Some traditional media outlets, faced with harsh economic realities in the digital age, have begun to turn ideologically inward in the hopes of shoring up support among an enthusiastic and sympathetic audience. The goal is to raise the floor of potential readers or viewers, even while the ceiling drops.
The New York Times, for its part, has decided to revamp its Sunday opinion section - currently called Week in Review, but which might change its name to Sunday Review - to place more emphasis on opinion content. The move may be rooted in the recognition that opinion sells. For the Times generally, it means a more overt, in-your-face liberalism.
The strategy, as detailed by the Huffington Post's Michael Calderone, "marks a significant departure from the long-running 'Week in Review' model, whereby Times reporters and editors penned analytical, non-opinion pieces in the front of the section and Times columnists and outside op-ed writers filled up the back pages."
The re-imagined approach, it seems, will move further from simply reciting the week's events (not that simple recitation free from opinion has ever been the Times's strong-suit) and instead embrace an approach more closely resembling that of cable news: discussing the week's events from a certain perspective (a leftward one, in the Times's case).

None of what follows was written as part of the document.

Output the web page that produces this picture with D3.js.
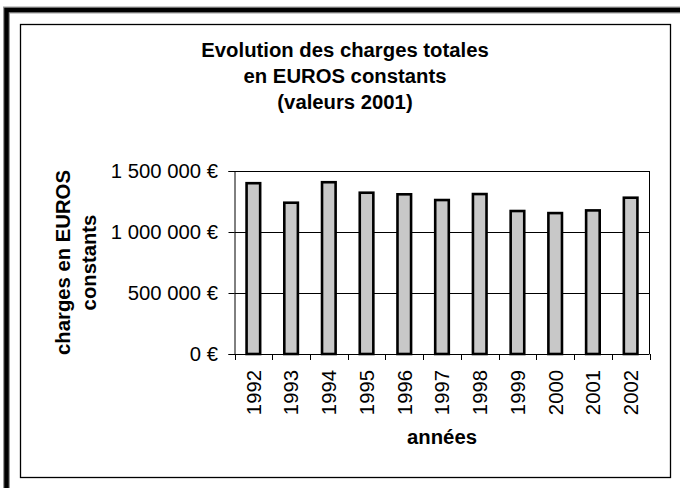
<!DOCTYPE html>
<html>
<head>
<meta charset="utf-8">
<script src="https://cdn.jsdelivr.net/npm/d3@7"></script>
<style>
body { margin: 0; background: #fff; }
svg { display: block; }
text { font-family: Arial, "Liberation Sans", sans-serif; fill: #000; font-size: 20.3px; }
</style>
</head>
<body>
<div id="chart"></div>
<script>
//Chart data
var years = ["1992","1993","1994","1995","1996","1997","1998","1999","2000","2001","2002"];
var charges = [1400000,1240000,1408000,1322000,1309000,1262000,1311000,1172000,1155000,1177000,1281000];
var yTicks = [0,500000,1000000,1500000];
var titleLines = ["Evolution des charges totales","en EUROS constants","(valeurs 2001)"];
var yTitleLines = ["charges en EUROS","constants"];
var xTitle = "années";

//System dimensions
var width = 680, height = 488;
var plot = {left: 234.5, right: 649.5, top: 171, bottom: 354};

var svg = d3.select("#chart")
    .append("svg")
    .attr("width",width)
    .attr("height",height);

//Outer frame (thick black on top and left)
svg.append("path")
    .attr("d","M6.5,488 V10 H680")
    .attr("fill","none")
    .attr("stroke","#999")
    .attr("stroke-width",7);
svg.append("path")
    .attr("d","M6.5,488 V10 H680")
    .attr("fill","none")
    .attr("stroke","#000")
    .attr("stroke-width",4.5);

//Chart area
svg.append("rect")
    .attr("x",20.5)
    .attr("y",24.5)
    .attr("width",650)
    .attr("height",453)
    .attr("fill","#fff")
    .attr("stroke","#000")
    .attr("stroke-width",1.3);

//Scales
var x = d3.scaleBand()
    .domain(years)
    .range([plot.left,plot.right])
    .paddingInner(0.64)
    .paddingOuter(0.32);

var y = d3.scaleLinear()
    .domain([0,1500000])
    .range([plot.bottom,plot.top]);

var fmt = function(d) {
    return d3.format(",")(d).replace(/,/g," ") + " €";
};

//Gridlines
svg.selectAll(".grid")
    .data(yTicks.filter(d => d > 0))
    .enter()
    .append("line")
    .attr("x1",plot.left)
    .attr("x2",plot.right)
    .attr("y1",d => Math.round(y(d)) + 0.5)
    .attr("y2",d => Math.round(y(d)) + 0.5)
    .attr("stroke","#000")
    .attr("stroke-width",1);

//Right border of the plot
svg.append("line")
    .attr("x1",plot.right)
    .attr("x2",plot.right)
    .attr("y1",plot.top)
    .attr("y2",plot.bottom)
    .attr("stroke","#000");

//Y axis
var yAxis = svg.append("g")
    .attr("transform","translate(" + plot.left + ",0)")
    .call(d3.axisLeft(y).tickValues(yTicks).tickSize(6).tickFormat(""));
yAxis.selectAll("line,path").attr("stroke","#000");
yAxis.selectAll(".tick").attr("transform",d => "translate(0," + (Math.round(y(d)) + 0.5) + ")");

//Y labels
svg.selectAll(".ylab")
    .data(yTicks)
    .enter()
    .append("text")
    .attr("x",218)
    .attr("y",d => y(d) + 7.2)
    .attr("text-anchor","end")
    .text(fmt);

//Bars
svg.selectAll(".bar")
    .data(charges)
    .enter()
    .append("rect")
    .attr("x",(d,i) => x(years[i]))
    .attr("y",d => y(d))
    .attr("width",x.bandwidth())
    .attr("height",d => plot.bottom - y(d))
    .attr("fill","#c8c8c8")
    .attr("stroke","#000")
    .attr("stroke-width",2.6);

//X axis, ticks between categories
var step = x.step();
var xTicks = years.map(d => x(d) - step * x.paddingInner() / 2);
xTicks.push(plot.right);
svg.append("line")
    .attr("x1",plot.left)
    .attr("x2",plot.right)
    .attr("y1",plot.bottom + 0.5)
    .attr("y2",plot.bottom + 0.5)
    .attr("stroke","#000");
svg.selectAll(".xtick")
    .data(xTicks)
    .enter()
    .append("line")
    .attr("x1",d => Math.round(d) + 0.5)
    .attr("x2",d => Math.round(d) + 0.5)
    .attr("y1",plot.bottom)
    .attr("y2",plot.bottom + 6)
    .attr("stroke","#000");

//X labels
svg.selectAll(".xlab")
    .data(years)
    .enter()
    .append("text")
    .attr("transform",d => "translate(" + (x(d) + x.bandwidth() / 2 + 7.4) + ",370) rotate(-90)")
    .attr("text-anchor","end")
    .text(d => d);

//Titles
svg.selectAll(".title")
    .data(titleLines)
    .enter()
    .append("text")
    .attr("x",345)
    .attr("y",(d,i) => 57 + i * 26)
    .attr("text-anchor","middle")
    .style("font-weight","bold")
    .text(d => d);

svg.append("text")
    .attr("x",(plot.left + plot.right) / 2)
    .attr("y",443.5)
    .attr("text-anchor","middle")
    .style("font-weight","bold")
    .text(xTitle);

svg.selectAll(".ytitle")
    .data(yTitleLines)
    .enter()
    .append("text")
    .attr("transform",(d,i) => "translate(" + (70 + i * 25.5) + "," + ((plot.top + plot.bottom) / 2) + ") rotate(-90)")
    .attr("text-anchor","middle")
    .style("font-weight","bold")
    .text(d => d);
</script>
</body>
</html>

Calderone reported Wednesday:
Major weekly news magazines have increasingly tried to move away from the perception that they simply summarize the previous week’s news -- a model that looks out of step with today’s 24/7 news cycle. Similarly, the Times is striving to create a Sunday section that’s seen as looking forward, not backward.
Editorial page editor Andy Rosenthal declined to comment on upcoming changes but, in conversations with Times staffers, some details have emerged beyond the possible name change.
Star columnists like Nicholas Kristof and Maureen Dowd will soon have the opportunity to write long-form pieces jumping off the front page of the relaunched section. (Most weeks, the columnists will continue writing standard 800-word opinion pieces.)
The changes mark two trends at the Times, Calderone wrote: the increasing dominance of opinionators in the weekend edition, of course, but also the larger role for the Times's editorial page editor Andy Rosenthal in the paper's operations generally.
The "Week in Review" has traditionally included work from both the news and editorial section of the paper. Such collaboration has continued over the past few months, with staffers from each side hashing out ideas at meetings. But with an uptick of opinion in the section, it's clear the editorial side will exert more control. Indeed, op-ed editor Trish Hall is heading up the project and reports to Rosenthal.
Times watchers see the new section as an opportunity for Rosenthal to assume a bigger role within the paper. Rosenthal, a favorite of Times publisher Arthur Sulzberger Jr., is on the shortlist -- along with managing editor Jill Abramson and Washington bureau chief Dean Baquet -– to succeed executive editor Bill Keller when he hits mandatory retirement age in about three years.
The Times, like every other newspaper, is concerned about its financial future. This gambit seems to show a belief by Times brass that a solidified and loyal left-wing readership base can keep the paper afloat. This being the Times, it is unlikely that the idea of promoting ideological diversity and thus reaching out to a larger market ever entered into the picture.